As for my idea of wills and legacies requiring things like trusts and registered charities, we will need to give it a lot more thought after sifting through legal and financial questions. That is not something for the immediate, otherwise we would just get too bogged down.
I am open to this idea, provided the wrong sort of people are kept out. It’s always a danger with endeavours like this that its plausibility is compromised by the very members. Not that I have anything constructive or original to offer myself but I’m sympathetic to a sort of academic society of those interested in mediaeval liturgical uses and rites.

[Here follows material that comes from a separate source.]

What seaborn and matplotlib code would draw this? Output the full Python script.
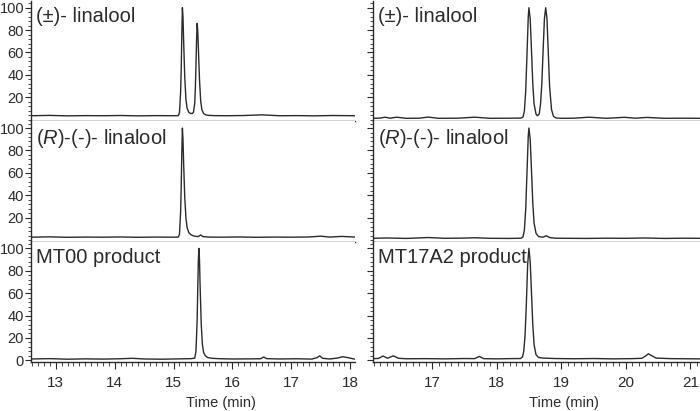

The “sort of academic society of those interested in mediaeval liturgical uses and rites” is exactly what I have in mind, not under the aegis of any institutional church, unconcerned with what anyone belongs to. People would join as individuals. A “neutral” and “lay” basis on the basis of an academic interest going as far as producing “practical” and usable liturgical books and teaching resources would be the only plausible one.
For get-togethers, there can be a chapel open to all with the possibility of singing the Office. Also for individual priests to celebrate Mass with anyone who wants to attend. It would have to be understood that liturgical worship would be secondary and outside the real purpose of the Trust. Otherwise, you get problems with communicatio in sacris and “who is valid”. These have to be avoided at all costs.
The alternative is for the Trust to be Roman Catholic – count me out, traditionalist – count me out, Orthodox – count me out, Church of England – count me out, ACC – count just about everyone else out because we are too marginal. Such division based on such “red lines” would make the whole project a non-starter.